- [What is asked]:
Locate the line that contains "Recreate this image" in the entries below, then repeat it and every following line through the line that contains "bars = ax.containers[-1]", exactly, and no others.

- [Data records]:

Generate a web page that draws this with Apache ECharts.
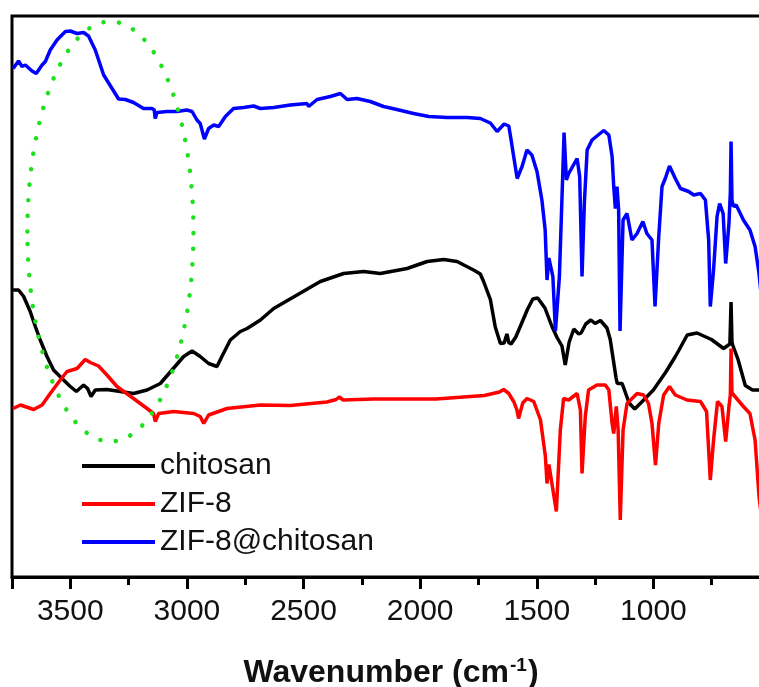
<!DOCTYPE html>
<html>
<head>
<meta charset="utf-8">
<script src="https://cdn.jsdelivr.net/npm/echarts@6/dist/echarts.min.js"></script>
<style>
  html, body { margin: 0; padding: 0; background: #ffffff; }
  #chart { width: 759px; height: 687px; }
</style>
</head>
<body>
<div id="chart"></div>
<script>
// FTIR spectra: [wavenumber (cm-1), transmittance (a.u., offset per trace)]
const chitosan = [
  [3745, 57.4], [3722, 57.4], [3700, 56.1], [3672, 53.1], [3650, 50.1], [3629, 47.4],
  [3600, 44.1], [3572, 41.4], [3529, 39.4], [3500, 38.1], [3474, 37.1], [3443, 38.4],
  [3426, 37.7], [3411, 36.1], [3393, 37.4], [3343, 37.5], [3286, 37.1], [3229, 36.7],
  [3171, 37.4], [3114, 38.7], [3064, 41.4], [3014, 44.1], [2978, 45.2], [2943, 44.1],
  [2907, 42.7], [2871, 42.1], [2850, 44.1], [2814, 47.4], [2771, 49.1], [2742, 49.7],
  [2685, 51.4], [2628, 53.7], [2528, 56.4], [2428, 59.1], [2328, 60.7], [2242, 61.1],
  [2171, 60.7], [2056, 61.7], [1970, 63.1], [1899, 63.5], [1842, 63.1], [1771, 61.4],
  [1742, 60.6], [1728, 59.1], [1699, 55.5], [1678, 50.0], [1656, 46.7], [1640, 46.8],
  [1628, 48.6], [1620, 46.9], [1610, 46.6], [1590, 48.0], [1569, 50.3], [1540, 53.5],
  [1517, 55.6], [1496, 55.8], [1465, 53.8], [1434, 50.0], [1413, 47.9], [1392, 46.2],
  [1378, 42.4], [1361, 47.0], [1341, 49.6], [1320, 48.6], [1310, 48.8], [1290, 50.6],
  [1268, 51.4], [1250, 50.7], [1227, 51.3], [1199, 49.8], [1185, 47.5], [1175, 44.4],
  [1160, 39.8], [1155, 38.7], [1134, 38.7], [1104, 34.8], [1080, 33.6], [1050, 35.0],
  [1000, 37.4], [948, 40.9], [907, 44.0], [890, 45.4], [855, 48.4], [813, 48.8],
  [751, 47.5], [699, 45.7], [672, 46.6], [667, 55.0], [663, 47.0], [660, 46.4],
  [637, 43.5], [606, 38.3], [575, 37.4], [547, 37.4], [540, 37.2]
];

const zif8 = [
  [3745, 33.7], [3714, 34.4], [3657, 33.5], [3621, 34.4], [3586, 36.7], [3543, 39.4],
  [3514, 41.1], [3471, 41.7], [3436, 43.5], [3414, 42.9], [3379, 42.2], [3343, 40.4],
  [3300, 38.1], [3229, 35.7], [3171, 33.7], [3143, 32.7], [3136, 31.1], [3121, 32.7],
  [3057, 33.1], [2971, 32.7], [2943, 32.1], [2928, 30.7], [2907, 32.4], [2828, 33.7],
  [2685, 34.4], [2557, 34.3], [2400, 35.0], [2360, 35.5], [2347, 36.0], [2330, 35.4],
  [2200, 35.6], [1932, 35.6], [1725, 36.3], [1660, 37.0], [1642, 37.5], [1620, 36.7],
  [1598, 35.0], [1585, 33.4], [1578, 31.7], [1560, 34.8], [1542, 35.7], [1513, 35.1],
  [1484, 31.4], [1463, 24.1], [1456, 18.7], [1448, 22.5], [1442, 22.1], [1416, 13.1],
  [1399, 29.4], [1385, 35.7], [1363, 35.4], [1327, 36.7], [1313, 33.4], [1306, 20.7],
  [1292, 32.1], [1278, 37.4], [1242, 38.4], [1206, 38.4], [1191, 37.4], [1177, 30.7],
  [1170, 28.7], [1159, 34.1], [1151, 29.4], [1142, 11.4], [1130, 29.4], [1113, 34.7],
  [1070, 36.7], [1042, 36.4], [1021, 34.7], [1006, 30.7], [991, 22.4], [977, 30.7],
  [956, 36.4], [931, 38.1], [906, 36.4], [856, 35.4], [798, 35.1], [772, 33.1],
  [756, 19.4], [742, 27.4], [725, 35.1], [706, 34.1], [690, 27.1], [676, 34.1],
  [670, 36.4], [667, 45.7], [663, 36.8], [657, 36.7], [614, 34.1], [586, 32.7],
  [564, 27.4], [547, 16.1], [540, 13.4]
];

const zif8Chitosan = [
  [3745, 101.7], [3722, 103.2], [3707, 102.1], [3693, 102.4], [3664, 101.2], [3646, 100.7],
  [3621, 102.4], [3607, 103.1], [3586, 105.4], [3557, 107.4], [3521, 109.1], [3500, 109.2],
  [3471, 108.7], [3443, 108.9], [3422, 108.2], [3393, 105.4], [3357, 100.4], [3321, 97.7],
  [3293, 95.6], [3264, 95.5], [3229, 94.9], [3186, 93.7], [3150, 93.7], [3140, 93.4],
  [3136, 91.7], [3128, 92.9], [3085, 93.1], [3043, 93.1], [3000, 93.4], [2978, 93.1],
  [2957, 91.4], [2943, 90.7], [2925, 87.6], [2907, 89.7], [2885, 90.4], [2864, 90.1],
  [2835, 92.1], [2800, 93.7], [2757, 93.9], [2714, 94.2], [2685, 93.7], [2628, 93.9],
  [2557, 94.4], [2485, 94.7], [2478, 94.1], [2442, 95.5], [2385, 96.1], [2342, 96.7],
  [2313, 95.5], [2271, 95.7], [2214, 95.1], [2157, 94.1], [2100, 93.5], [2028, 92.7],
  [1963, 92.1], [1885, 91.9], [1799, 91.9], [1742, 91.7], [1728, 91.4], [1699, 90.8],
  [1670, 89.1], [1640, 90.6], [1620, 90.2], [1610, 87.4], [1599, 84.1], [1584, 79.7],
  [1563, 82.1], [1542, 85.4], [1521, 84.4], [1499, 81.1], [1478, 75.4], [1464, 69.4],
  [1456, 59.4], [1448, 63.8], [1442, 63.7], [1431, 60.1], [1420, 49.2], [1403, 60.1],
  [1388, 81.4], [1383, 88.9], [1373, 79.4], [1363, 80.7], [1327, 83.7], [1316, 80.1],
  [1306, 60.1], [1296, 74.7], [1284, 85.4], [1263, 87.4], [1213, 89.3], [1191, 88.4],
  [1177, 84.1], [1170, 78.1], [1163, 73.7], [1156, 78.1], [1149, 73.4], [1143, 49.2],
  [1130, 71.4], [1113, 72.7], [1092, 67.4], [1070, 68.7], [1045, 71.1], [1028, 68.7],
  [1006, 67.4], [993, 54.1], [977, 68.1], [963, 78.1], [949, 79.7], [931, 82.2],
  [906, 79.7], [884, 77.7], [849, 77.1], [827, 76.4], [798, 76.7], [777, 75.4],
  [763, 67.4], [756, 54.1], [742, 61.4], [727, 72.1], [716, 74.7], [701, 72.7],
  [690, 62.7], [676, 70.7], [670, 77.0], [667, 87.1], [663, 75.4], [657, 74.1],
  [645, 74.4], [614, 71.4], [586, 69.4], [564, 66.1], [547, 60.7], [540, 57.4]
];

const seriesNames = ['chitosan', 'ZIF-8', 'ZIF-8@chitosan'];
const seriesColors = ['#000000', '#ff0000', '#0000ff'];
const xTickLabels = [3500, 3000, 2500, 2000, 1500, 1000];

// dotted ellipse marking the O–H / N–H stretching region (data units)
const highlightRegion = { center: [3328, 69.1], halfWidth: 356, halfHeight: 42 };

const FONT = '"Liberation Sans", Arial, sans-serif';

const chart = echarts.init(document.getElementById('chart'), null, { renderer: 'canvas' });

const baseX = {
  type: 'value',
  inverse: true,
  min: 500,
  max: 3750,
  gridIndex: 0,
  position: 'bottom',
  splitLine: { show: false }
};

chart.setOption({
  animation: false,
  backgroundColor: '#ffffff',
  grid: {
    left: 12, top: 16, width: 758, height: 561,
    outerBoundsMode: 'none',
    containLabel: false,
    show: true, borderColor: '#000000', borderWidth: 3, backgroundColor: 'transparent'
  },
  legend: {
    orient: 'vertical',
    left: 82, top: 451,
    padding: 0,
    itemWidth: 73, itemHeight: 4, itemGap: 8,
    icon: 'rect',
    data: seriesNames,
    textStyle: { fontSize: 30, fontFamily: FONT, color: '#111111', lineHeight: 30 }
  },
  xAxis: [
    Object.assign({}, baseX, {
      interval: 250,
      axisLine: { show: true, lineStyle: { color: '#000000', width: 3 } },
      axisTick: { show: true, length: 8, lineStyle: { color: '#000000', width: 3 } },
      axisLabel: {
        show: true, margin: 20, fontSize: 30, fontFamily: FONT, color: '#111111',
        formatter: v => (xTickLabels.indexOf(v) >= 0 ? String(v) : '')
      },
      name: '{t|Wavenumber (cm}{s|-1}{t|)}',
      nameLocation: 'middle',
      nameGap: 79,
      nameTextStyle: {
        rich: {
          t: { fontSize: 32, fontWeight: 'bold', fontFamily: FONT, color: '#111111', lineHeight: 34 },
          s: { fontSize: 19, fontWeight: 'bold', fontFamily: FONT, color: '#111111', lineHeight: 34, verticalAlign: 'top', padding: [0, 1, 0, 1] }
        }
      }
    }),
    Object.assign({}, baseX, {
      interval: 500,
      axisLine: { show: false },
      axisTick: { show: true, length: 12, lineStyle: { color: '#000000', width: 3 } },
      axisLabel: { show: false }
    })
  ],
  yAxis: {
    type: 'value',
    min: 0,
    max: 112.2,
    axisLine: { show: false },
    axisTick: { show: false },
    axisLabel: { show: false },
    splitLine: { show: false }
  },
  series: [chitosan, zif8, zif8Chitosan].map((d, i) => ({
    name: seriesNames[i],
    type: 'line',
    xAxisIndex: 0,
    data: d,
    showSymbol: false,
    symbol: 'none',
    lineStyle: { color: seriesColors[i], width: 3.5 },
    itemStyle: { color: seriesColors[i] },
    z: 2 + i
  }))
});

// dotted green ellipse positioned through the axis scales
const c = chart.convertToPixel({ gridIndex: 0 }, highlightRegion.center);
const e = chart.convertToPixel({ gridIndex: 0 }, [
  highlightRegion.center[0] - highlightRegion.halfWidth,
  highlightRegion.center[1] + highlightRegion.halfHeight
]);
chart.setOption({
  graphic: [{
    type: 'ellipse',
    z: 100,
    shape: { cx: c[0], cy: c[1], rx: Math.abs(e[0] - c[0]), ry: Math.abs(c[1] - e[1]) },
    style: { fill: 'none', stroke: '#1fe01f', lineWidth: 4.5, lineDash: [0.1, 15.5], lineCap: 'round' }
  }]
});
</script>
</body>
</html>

--

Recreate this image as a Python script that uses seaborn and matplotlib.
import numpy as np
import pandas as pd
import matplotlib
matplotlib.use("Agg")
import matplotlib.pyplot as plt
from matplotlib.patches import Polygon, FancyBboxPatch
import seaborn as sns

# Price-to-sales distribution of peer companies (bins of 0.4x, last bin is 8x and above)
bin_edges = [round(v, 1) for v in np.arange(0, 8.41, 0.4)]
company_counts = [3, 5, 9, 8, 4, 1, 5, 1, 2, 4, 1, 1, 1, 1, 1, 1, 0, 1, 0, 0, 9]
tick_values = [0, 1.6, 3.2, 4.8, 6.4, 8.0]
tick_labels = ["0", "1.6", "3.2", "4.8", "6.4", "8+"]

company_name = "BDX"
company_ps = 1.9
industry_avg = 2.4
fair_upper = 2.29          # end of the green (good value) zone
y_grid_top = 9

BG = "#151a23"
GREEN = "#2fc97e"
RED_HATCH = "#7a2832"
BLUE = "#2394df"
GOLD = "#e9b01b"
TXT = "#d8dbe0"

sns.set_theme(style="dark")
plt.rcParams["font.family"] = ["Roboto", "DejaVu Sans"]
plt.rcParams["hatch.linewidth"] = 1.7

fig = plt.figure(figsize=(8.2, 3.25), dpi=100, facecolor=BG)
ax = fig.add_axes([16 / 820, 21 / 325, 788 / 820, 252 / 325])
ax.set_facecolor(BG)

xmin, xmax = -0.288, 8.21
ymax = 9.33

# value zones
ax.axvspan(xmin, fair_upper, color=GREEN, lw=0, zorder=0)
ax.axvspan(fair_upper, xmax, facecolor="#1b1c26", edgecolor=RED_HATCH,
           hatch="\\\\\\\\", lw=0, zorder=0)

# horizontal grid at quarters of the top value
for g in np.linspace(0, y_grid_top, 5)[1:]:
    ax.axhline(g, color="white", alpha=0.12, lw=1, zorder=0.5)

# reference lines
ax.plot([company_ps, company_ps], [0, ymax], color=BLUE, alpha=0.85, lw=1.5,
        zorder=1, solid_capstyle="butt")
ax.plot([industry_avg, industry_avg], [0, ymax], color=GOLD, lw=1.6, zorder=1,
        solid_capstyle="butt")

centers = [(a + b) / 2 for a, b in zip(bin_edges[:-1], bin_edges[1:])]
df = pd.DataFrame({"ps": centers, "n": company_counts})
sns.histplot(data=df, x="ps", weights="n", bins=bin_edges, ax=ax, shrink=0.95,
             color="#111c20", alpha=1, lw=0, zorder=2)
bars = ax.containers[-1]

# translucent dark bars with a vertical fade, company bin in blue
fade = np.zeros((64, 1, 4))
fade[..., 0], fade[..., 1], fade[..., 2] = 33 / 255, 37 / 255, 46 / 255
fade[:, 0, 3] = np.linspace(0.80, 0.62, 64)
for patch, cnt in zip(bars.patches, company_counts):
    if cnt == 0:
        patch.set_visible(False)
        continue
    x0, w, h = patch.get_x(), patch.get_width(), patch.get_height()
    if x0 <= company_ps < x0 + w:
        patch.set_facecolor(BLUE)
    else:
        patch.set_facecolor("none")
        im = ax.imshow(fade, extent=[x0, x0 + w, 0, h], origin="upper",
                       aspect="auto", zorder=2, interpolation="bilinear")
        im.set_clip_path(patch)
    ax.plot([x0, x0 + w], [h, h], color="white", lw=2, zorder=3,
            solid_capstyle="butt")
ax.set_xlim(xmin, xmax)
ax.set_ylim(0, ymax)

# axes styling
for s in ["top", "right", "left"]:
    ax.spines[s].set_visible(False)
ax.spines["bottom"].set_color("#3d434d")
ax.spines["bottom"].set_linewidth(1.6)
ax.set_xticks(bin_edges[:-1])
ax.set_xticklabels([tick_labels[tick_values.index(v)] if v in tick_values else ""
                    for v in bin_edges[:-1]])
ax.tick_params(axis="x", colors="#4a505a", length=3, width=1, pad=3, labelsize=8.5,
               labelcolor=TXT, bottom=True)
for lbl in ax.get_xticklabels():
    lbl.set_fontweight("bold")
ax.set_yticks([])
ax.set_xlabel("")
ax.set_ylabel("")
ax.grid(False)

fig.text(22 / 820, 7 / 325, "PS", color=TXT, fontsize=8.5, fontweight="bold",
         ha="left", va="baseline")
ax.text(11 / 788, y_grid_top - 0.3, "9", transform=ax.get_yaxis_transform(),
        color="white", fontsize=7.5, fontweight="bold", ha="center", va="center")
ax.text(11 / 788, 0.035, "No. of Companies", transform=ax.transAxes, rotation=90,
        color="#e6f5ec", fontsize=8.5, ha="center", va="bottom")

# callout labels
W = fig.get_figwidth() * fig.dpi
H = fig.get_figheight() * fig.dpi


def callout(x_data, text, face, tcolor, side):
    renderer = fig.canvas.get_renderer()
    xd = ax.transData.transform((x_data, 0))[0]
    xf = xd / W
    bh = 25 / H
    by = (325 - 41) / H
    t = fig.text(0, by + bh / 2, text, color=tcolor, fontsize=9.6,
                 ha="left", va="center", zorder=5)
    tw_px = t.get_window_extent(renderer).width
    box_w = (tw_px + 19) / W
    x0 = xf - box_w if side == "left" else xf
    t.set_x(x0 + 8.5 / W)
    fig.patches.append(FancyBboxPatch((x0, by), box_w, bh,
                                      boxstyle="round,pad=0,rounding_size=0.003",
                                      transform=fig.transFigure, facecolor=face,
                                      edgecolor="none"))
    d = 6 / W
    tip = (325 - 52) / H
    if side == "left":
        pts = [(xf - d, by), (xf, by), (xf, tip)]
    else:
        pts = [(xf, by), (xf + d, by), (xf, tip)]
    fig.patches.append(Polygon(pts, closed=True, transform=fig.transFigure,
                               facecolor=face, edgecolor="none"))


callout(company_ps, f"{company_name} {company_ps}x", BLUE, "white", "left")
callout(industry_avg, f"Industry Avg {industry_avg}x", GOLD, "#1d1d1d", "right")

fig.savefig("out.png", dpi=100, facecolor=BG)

- [The response]:
Recreate this image as a Python script that uses seaborn and matplotlib.
import numpy as np
import pandas as pd
import matplotlib
matplotlib.use("Agg")
import matplotlib.pyplot as plt
from matplotlib.patches import Polygon, FancyBboxPatch
import seaborn as sns

# Price-to-sales distribution of peer companies (bins of 0.4x, last bin is 8x and above)
bin_edges = [round(v, 1) for v in np.arange(0, 8.41, 0.4)]
company_counts = [3, 5, 9, 8, 4, 1, 5, 1, 2, 4, 1, 1, 1, 1, 1, 1, 0, 1, 0, 0, 9]
tick_values = [0, 1.6, 3.2, 4.8, 6.4, 8.0]
tick_labels = ["0", "1.6", "3.2", "4.8", "6.4", "8+"]

company_name = "BDX"
company_ps = 1.9
industry_avg = 2.4
fair_upper = 2.29          # end of the green (good value) zone
y_grid_top = 9

BG = "#151a23"
GREEN = "#2fc97e"
RED_HATCH = "#7a2832"
BLUE = "#2394df"
GOLD = "#e9b01b"
TXT = "#d8dbe0"

sns.set_theme(style="dark")
plt.rcParams["font.family"] = ["Roboto", "DejaVu Sans"]
plt.rcParams["hatch.linewidth"] = 1.7

fig = plt.figure(figsize=(8.2, 3.25), dpi=100, facecolor=BG)
ax = fig.add_axes([16 / 820, 21 / 325, 788 / 820, 252 / 325])
ax.set_facecolor(BG)

xmin, xmax = -0.288, 8.21
ymax = 9.33

# value zones
ax.axvspan(xmin, fair_upper, color=GREEN, lw=0, zorder=0)
ax.axvspan(fair_upper, xmax, facecolor="#1b1c26", edgecolor=RED_HATCH,
           hatch="\\\\\\\\", lw=0, zorder=0)

# horizontal grid at quarters of the top value
for g in np.linspace(0, y_grid_top, 5)[1:]:
    ax.axhline(g, color="white", alpha=0.12, lw=1, zorder=0.5)

# reference lines
ax.plot([company_ps, company_ps], [0, ymax], color=BLUE, alpha=0.85, lw=1.5,
        zorder=1, solid_capstyle="butt")
ax.plot([industry_avg, industry_avg], [0, ymax], color=GOLD, lw=1.6, zorder=1,
        solid_capstyle="butt")

centers = [(a + b) / 2 for a, b in zip(bin_edges[:-1], bin_edges[1:])]
df = pd.DataFrame({"ps": centers, "n": company_counts})
sns.histplot(data=df, x="ps", weights="n", bins=bin_edges, ax=ax, shrink=0.95,
             color="#111c20", alpha=1, lw=0, zorder=2)
bars = ax.containers[-1]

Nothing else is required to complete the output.